Plotting code records
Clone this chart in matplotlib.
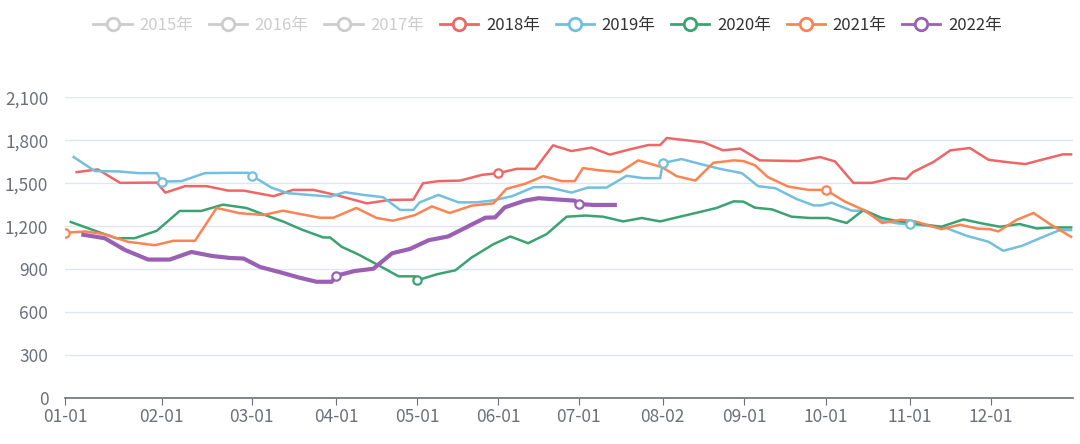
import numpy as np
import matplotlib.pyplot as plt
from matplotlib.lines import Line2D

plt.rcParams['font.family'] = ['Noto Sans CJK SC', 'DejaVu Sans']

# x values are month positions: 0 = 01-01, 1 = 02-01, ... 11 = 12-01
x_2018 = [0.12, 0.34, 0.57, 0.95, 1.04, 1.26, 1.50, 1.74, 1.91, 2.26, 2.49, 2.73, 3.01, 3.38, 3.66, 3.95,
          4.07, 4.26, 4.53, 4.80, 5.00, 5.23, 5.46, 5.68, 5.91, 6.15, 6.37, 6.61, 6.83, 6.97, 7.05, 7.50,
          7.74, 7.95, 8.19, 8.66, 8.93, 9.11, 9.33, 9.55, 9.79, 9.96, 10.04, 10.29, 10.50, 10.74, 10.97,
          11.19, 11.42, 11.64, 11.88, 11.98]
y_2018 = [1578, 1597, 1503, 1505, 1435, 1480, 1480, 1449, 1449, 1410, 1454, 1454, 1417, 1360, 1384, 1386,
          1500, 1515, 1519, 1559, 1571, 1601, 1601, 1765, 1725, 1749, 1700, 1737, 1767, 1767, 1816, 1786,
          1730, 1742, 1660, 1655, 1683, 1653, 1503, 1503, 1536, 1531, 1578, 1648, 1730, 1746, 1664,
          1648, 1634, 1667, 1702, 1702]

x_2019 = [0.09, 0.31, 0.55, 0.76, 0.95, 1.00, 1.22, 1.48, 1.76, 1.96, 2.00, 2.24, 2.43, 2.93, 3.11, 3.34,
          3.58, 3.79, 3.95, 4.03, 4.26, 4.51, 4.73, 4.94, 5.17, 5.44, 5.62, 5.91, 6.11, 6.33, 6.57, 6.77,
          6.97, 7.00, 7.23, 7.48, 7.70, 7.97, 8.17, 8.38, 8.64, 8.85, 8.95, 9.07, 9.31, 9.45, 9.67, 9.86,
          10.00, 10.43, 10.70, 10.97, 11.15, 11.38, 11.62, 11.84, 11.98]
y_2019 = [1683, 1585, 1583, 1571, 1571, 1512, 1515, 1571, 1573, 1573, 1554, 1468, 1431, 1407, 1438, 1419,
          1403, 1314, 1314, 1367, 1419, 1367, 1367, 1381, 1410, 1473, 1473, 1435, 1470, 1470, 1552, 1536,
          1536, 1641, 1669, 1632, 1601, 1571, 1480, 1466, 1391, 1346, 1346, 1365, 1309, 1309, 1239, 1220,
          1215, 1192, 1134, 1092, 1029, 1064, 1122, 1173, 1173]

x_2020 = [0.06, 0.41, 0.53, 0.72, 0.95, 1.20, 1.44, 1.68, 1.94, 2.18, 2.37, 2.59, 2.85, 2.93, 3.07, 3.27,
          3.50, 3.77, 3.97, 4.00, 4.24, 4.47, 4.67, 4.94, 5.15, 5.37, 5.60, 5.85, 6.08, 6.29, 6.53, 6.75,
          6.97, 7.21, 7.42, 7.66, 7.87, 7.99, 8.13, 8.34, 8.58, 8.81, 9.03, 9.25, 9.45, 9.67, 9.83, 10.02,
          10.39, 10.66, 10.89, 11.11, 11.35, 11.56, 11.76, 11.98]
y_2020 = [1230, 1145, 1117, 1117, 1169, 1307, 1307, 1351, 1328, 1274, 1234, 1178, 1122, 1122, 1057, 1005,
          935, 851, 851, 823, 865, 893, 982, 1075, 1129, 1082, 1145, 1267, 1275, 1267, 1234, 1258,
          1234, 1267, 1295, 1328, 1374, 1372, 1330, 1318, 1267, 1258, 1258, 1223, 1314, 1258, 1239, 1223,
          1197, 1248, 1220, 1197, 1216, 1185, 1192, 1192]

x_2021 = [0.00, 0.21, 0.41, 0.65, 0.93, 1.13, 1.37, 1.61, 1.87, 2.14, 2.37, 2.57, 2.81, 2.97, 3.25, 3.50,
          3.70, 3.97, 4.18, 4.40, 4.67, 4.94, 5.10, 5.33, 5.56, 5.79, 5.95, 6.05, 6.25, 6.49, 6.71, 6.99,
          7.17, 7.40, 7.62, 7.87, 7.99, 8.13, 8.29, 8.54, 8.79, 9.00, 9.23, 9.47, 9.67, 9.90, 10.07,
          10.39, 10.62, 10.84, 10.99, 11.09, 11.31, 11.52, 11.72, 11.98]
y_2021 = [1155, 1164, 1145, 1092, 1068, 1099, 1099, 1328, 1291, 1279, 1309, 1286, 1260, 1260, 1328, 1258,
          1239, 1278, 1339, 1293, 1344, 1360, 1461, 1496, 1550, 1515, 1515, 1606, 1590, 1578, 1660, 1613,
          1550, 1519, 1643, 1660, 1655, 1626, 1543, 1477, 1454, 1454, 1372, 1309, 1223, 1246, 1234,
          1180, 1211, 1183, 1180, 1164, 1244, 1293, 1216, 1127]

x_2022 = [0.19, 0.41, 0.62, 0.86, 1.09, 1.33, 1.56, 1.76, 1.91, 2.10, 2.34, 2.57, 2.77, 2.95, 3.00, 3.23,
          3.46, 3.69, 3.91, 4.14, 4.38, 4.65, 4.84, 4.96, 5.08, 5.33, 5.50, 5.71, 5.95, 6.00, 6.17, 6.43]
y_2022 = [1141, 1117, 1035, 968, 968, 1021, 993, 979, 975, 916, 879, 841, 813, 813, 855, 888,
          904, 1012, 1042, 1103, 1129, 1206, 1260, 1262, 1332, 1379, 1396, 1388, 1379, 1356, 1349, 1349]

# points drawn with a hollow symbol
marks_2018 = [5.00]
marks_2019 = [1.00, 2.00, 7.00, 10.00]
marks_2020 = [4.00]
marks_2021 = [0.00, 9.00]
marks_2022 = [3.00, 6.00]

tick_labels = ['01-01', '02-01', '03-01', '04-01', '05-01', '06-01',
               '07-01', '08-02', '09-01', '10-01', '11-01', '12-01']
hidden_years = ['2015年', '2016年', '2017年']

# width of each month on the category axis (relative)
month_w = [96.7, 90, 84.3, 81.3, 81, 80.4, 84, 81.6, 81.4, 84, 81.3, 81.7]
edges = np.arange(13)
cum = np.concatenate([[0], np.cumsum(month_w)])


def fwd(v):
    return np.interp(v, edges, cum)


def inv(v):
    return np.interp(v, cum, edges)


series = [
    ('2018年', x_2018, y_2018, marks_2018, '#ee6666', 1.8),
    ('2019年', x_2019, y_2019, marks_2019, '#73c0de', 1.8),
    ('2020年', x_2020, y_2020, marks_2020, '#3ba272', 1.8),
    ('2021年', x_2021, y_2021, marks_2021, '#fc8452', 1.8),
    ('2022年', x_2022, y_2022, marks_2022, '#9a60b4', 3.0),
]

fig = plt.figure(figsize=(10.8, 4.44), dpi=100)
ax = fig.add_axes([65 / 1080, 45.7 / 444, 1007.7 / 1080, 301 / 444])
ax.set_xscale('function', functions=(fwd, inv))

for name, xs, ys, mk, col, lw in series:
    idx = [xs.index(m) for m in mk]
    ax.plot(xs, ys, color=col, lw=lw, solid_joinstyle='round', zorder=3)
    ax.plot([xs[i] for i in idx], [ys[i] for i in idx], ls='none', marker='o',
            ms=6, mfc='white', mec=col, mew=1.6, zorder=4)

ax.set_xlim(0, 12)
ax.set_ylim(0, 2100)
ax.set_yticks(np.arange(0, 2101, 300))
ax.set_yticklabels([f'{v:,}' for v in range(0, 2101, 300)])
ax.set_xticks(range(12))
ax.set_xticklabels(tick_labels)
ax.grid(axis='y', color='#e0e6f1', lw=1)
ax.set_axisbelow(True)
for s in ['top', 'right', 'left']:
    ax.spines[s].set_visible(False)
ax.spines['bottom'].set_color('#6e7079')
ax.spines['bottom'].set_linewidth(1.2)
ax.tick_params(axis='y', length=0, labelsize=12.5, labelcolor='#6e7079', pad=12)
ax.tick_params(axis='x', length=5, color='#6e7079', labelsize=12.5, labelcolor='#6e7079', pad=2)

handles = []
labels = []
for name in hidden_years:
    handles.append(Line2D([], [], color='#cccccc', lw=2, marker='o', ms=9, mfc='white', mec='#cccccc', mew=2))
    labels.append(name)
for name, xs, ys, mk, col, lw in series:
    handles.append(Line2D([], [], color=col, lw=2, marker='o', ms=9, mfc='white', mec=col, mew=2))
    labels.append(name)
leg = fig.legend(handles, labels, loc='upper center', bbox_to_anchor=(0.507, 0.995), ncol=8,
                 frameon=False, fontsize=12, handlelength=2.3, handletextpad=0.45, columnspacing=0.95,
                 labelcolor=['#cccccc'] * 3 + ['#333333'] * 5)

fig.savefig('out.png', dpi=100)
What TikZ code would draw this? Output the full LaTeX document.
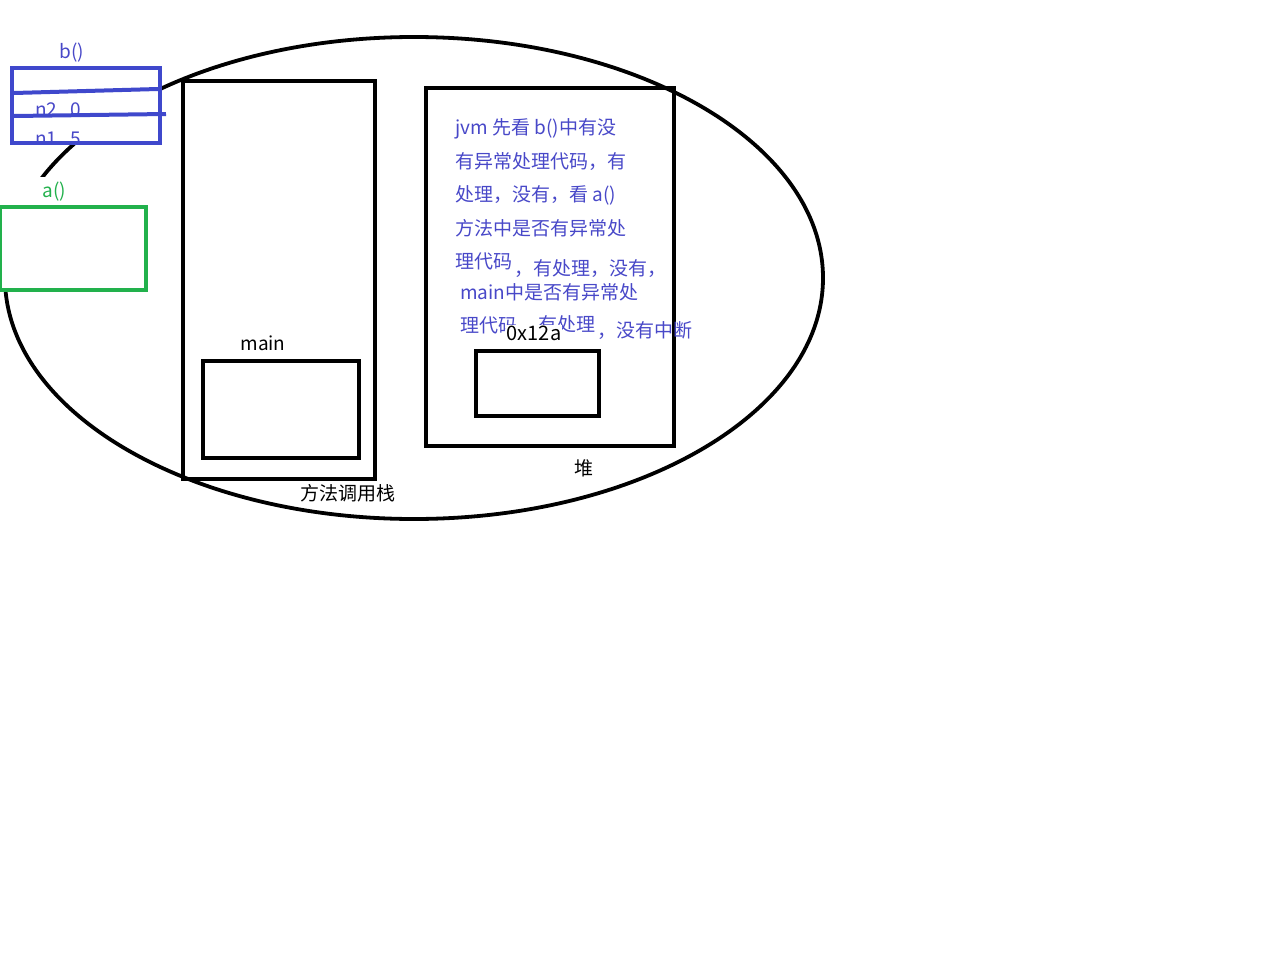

### REQUIREMENT
Print exactly the first line of the entries and every line after it through the one that contains "plt.rcParams['font.family'] = ['Noto", leaving the pictures out.

### SOLUTION TO THE PROBLEM
Clone this chart in matplotlib.
import numpy as np
import matplotlib.pyplot as plt
from matplotlib.lines import Line2D

plt.rcParams['font.family'] = ['Noto Sans CJK SC', 'DejaVu Sans']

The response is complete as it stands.